Where could this lead and how could the rand react?

It seems unlikely that the Trump administration would attack this issue with as much gusto as it has done against China (unfair trade and superpower threat), Russia (election meddling) or Turkey (holding a US evangelical pastor). Yet the situation is certainly worth monitoring.

Were Washington to decide that action needed to be taken, the world would naturally look at South Africa’s trade exposure to the US. Here 7% of South Africa’s exports go to the US and South Africa runs about a $2 billion annual goods surplus – largely in precious metals, stone and vehicles. A particular focus may be South Africa’s eligibility for the African Growth and Opportunity Act, a Bill Clinton initiative providing duty-free status for US imports from eligible African countries.

In what would seem the unlikely event of Washington dialling up the sanctions threat on South Africa (actually South Africa was already caught by US steel and aluminium tariffs earlier this year), how would the rand respond?

The rand is typically a high beta currency to risk sentiment given its relatively liquid equity and debt market and prominent position in emerging market benchmark indices. It typically trades as a high volatility currency and currently shows, against the dollar, one-month realised volatility of 27%. This is high compared to the Russian rouble (15%), Polish zloty (11%) and Mexican peso (14%).

Our medium-term fair value model (the BEER) currently shows USD/ZAR some 8% above its fair value – but that can easily extend into the 20-25% overvaluation area, or 16-17 in USD/ZAR, during times of extreme concern.

USD/ZAR: A little overvalued but could rally further

ING
ING

South Africa's external debt burden is manageable

At first glance then, South Africa appears to be vulnerable given its high external debt (50% of GDP) and short-term refinancing needs (3% current account deficit and 9% short-term external debt as a percentage of GDP), with FX reserves just sufficient to cover the latter.

Yet, South Africa stands out for its high share of local currency debt (53% of total external debt) which substantially eases the pressure from a depreciation of the rand on fiscal and corporate balance sheets.

In comparison to idiosyncratic stories such as Argentina or Turkey, we also believe that South Africa will be able to prevent substantial outflows: Institutional independence and credibility of the National Treasury and the Reserve Bank (SARB) are key strengths. Reassuringly, inflation stood at 5.1% year-on-year in July, which is still within the South African Reserve Bank's target band of 3-6%.

EM Refinancing needs and FX Reserves (% of GDP)

IMF, World Bank, ING calculations – negative value indicates current account surplus
IMF, World Bank, ING calculations – negative value indicates current account surplus

Tough times for the rand

Trump's tweet merely adds to the headwinds facing the rand. These headwinds are blowing out of Washington, where: i) a Fed shifting monetary policy to neutral if not tight and ii) US economic sanctions are starting to weigh on South Africa's biggest trade partner, China.
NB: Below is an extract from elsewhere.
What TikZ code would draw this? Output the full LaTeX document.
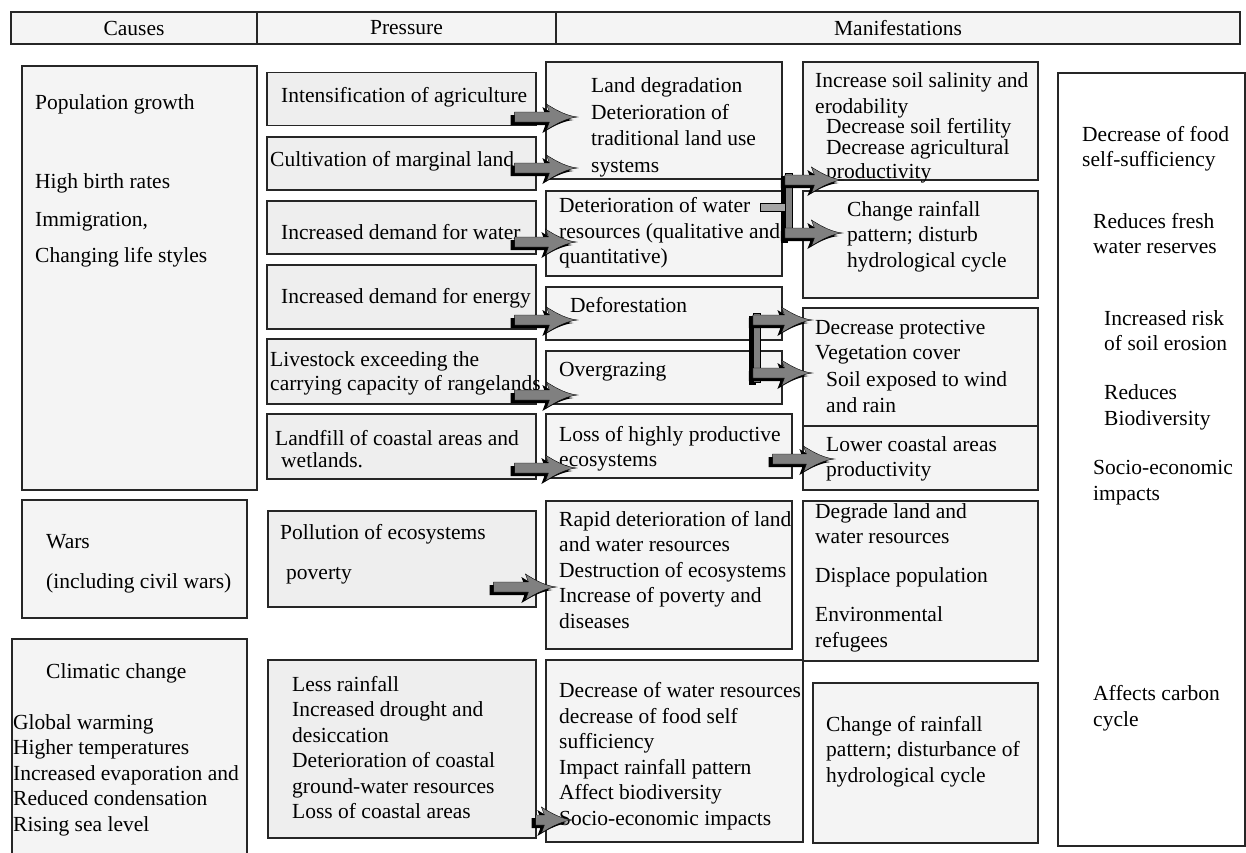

Were the US in late September to go ahead with 25% sanctions on the next $200 billion of Chinese imports, we could see the emerging market FX complex, especially the commodity exporters like South Africa, taking another leg lower. So even though the rand looks to be cheap and has an implied yield of 7% per annum through the three month forwards, we're more worried that USD/ZAR has to trade to the 15.50 area first.

Currency depreciation would also raise questions for the South Africa Reserve Bank (SARB). The market is toying with the idea of a 25 basis point rate hike from South Africa over the next six months, but more aggressive tightening could easily be priced in were the rand to come under heavy pressure over coming months.